Face à un tel dégazage de violence aux allures de marteau-pilon devenu incontrôlable, on ne retient tout d'abord rien sinon une masse informe d'où s'exhalent ces vocalises caverneuses. Pourtant peu à peu, une vague trace de beauté sinon de désespoir commence à poindre à la surface, tapie dans les méandres épais de ces froids concentrés de barbarie, à l'image du monumental 'Volcanic Winter' dont les remparts de guitares suintent de souterraines et dramatiques émotions.

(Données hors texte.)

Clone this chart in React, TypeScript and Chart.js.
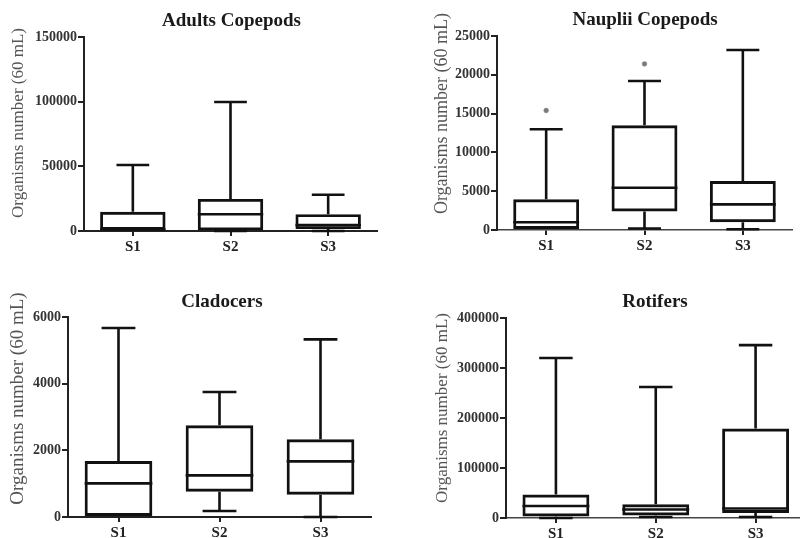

Avec Precambrian, Roman Saenko, toujours soutenu par l'indéboulonnable section rythmique constituée de Vlad (batterie) et Krechet (basse), arbore le visage déformé par une haine primitive qu'on aime tant lui voir prendre, loin du black désormais plus technique qu'atmosphérique de Drudkh, son principal port d'attache, qui s'est égaré depuis quelques années sur un chemin au bord duquel on reste de plus en plus, incapable de nous toucher, de nous émouvoir, comme naguère. Entre Windswept, Rattenfänger et Precambrian, l'Ukrainien confirme que l'impétuosité glaciale et sinistre lui sied finalement davantage que la mélancolie automnale telle qu'il la matérialise désormais...
Grondant d'une sève atavique, d'une brutalité aussi séculaire que rugueuse, "Tectonics" est un album de black metal sans concession, sculpté dans de lourds et puissants reliefs, témoins du fond des temps.